* begin *

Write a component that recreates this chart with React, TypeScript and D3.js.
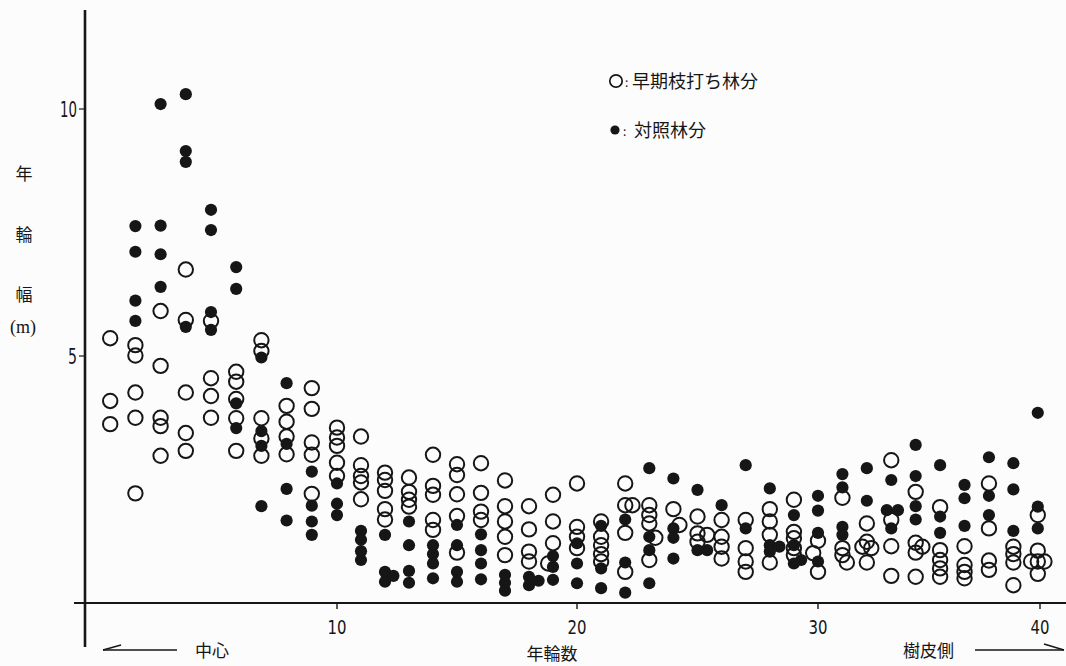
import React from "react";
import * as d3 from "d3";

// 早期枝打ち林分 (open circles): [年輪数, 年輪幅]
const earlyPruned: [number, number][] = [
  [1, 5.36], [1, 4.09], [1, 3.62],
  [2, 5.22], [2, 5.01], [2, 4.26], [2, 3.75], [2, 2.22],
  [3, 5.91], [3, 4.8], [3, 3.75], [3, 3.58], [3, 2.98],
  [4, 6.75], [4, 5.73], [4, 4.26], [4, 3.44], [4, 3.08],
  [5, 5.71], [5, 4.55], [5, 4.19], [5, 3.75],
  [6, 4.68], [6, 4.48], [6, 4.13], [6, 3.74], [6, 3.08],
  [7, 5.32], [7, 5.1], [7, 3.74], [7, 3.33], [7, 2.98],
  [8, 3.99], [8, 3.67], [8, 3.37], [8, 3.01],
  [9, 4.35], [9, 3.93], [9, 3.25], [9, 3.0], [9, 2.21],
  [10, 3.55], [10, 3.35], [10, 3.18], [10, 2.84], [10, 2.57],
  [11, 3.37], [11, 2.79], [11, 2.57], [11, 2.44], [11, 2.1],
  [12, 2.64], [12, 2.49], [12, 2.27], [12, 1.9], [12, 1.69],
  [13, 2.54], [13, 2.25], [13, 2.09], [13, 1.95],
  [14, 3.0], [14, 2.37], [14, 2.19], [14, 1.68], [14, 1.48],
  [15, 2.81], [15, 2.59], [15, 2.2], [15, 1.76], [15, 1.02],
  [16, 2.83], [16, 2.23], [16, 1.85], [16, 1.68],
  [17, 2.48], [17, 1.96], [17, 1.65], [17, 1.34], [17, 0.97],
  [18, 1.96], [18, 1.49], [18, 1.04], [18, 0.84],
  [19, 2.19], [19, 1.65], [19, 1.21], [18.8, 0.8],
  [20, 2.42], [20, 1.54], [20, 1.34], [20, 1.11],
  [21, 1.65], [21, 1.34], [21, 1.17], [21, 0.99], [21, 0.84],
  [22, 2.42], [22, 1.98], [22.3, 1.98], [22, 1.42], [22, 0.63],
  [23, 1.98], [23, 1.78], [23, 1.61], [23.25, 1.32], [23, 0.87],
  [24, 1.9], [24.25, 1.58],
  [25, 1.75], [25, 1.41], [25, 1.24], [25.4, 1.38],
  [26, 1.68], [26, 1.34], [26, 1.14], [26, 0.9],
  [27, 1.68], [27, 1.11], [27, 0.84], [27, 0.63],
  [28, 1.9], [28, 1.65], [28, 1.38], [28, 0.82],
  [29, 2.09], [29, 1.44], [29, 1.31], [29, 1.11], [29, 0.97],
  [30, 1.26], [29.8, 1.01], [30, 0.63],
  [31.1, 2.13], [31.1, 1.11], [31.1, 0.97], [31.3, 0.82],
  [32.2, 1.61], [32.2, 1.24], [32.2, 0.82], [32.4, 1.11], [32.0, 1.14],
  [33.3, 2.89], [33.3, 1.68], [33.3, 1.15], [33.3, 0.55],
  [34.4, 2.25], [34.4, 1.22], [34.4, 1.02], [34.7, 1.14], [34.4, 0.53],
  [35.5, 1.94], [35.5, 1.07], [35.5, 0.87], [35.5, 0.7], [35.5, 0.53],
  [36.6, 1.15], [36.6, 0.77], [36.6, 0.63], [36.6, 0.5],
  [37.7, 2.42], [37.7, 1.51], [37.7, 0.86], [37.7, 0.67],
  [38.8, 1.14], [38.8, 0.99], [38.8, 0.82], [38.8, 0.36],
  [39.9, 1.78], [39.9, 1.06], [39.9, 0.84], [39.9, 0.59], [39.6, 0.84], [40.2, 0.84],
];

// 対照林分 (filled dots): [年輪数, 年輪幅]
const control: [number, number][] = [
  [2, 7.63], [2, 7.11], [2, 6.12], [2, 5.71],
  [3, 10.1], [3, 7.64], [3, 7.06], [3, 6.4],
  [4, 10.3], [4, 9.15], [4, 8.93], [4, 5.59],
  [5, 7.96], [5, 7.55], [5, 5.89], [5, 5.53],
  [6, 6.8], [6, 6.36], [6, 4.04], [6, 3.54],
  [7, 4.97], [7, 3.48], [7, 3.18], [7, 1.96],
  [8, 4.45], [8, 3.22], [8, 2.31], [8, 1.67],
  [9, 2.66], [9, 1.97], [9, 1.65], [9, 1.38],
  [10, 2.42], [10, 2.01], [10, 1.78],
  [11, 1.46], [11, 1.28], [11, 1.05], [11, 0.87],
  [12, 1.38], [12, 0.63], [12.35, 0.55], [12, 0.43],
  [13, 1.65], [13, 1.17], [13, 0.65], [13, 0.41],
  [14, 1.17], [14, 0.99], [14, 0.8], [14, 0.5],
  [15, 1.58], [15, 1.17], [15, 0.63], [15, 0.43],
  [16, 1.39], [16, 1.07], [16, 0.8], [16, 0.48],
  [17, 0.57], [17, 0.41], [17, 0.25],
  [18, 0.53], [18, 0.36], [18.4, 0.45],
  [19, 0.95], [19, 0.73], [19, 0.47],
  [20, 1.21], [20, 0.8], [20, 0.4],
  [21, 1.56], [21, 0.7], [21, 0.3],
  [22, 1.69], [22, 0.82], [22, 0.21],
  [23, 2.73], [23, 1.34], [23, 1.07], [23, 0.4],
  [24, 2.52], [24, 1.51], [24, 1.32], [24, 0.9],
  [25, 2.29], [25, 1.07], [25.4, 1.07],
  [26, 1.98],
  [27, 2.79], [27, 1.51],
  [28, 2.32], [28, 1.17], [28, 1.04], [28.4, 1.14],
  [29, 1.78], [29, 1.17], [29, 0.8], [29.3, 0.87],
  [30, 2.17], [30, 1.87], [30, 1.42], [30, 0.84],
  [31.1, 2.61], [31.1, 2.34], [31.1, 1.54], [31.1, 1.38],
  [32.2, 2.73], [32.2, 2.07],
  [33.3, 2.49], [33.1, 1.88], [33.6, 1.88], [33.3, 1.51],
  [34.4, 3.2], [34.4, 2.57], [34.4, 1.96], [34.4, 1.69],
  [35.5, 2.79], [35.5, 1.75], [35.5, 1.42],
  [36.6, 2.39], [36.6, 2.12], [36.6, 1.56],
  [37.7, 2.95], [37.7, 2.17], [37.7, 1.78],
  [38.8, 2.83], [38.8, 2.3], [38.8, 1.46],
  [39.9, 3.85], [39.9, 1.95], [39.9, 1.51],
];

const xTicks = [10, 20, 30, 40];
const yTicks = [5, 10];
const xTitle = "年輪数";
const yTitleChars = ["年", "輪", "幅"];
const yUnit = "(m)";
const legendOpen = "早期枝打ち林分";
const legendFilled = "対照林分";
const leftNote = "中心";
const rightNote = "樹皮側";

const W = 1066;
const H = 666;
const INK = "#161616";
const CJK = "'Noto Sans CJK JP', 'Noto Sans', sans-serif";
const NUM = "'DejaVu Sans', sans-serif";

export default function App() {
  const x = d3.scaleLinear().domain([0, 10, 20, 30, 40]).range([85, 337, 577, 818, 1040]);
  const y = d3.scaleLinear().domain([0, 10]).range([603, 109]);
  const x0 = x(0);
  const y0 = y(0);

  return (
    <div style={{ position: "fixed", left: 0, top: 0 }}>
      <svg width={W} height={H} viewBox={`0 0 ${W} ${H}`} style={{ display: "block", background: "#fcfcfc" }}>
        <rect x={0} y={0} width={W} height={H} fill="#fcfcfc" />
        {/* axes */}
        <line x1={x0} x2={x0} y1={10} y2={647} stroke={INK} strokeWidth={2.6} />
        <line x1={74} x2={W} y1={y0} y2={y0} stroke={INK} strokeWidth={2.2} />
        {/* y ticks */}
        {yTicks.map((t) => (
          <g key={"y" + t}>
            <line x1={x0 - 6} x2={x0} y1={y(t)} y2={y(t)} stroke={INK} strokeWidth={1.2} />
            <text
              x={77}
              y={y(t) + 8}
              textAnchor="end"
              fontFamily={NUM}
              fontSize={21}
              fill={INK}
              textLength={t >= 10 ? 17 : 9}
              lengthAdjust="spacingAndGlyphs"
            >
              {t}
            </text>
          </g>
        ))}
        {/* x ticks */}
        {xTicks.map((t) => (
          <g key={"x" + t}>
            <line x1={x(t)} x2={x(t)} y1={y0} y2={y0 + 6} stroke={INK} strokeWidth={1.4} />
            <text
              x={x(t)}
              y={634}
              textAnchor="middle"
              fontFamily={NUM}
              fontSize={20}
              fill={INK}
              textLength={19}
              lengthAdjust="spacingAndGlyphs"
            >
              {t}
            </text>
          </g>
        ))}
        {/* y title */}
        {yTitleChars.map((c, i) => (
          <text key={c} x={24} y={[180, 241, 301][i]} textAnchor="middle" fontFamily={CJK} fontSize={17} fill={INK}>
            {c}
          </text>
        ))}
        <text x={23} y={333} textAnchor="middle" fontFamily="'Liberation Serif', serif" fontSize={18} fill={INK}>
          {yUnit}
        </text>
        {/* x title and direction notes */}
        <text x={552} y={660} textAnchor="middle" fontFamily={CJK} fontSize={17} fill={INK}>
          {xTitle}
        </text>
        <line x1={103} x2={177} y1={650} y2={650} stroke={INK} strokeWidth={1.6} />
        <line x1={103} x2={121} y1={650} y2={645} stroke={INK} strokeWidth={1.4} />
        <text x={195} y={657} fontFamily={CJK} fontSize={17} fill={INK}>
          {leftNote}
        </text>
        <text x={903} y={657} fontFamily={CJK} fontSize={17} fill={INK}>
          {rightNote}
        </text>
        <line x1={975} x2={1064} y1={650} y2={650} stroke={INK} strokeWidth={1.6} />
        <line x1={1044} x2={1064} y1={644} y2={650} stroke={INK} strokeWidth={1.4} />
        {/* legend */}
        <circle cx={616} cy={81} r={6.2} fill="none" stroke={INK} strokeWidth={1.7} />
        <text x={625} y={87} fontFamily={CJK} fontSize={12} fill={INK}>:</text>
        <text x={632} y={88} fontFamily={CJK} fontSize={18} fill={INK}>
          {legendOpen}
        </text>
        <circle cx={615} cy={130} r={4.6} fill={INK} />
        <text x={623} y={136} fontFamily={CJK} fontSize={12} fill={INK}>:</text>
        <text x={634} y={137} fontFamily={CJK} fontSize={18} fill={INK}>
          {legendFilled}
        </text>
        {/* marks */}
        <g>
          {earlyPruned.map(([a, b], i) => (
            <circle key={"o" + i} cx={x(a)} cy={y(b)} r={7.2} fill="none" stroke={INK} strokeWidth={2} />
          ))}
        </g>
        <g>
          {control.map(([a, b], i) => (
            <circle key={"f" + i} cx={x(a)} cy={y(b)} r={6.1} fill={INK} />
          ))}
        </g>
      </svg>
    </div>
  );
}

* end *
* begin *

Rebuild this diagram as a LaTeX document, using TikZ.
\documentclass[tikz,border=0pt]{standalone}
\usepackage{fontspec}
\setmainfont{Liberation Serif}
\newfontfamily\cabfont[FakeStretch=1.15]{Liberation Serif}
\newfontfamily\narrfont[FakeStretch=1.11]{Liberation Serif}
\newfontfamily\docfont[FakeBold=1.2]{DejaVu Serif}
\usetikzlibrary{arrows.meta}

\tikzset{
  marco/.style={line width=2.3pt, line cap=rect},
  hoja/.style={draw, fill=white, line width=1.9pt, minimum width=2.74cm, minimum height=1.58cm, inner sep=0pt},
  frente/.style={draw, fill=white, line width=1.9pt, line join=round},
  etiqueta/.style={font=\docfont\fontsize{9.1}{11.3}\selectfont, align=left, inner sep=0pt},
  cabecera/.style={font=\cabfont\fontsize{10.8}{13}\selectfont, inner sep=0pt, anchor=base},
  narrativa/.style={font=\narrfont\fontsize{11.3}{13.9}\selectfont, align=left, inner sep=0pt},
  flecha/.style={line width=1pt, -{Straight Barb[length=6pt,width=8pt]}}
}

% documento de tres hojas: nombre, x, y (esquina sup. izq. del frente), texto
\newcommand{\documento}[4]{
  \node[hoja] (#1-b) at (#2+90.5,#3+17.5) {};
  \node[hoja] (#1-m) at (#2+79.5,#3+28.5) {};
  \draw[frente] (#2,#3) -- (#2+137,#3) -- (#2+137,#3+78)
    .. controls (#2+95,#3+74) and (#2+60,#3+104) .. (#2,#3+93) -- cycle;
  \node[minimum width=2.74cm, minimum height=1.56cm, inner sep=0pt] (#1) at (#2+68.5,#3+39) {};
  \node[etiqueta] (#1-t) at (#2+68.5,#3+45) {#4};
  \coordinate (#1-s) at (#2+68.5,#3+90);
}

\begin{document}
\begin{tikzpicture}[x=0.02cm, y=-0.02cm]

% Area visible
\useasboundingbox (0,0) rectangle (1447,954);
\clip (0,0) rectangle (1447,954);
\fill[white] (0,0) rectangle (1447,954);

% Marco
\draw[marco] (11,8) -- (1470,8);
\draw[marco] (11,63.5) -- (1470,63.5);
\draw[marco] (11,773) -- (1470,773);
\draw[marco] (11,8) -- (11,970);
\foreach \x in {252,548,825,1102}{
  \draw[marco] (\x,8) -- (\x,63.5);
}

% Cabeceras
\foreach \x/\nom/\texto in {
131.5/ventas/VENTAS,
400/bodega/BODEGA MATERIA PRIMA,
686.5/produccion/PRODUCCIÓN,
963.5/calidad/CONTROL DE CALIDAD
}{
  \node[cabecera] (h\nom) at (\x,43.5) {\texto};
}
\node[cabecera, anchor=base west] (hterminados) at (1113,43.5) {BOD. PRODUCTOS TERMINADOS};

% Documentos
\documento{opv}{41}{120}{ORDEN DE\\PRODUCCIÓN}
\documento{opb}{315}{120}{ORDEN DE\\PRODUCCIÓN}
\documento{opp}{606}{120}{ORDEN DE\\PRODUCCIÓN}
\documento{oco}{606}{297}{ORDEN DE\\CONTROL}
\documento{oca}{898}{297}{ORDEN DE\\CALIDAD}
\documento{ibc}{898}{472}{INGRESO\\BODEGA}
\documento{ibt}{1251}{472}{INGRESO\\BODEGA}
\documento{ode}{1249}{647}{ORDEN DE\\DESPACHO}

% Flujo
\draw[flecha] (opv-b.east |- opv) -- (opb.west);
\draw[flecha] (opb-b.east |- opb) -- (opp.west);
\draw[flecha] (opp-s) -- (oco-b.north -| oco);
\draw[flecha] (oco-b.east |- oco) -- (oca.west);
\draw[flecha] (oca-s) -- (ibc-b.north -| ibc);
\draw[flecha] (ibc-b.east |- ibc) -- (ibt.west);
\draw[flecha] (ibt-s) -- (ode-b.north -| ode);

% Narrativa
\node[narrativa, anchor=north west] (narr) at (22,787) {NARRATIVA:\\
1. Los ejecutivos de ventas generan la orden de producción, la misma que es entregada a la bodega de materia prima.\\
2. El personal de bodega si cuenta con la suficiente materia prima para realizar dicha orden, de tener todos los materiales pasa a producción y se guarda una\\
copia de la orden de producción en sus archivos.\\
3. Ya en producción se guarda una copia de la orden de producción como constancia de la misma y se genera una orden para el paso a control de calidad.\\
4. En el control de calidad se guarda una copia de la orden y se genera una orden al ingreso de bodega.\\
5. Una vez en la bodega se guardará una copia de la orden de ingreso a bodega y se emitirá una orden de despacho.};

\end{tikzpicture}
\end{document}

* end *

◆ Aim of the task
Look above for the line with "Write a component" and the line with "import * as", then copy exactly the lines from the first through the second, both kept, with no pictures.

◆ Correct output
Write a component that recreates this chart with React, TypeScript and D3.js.
import React from "react";
import * as d3 from "d3";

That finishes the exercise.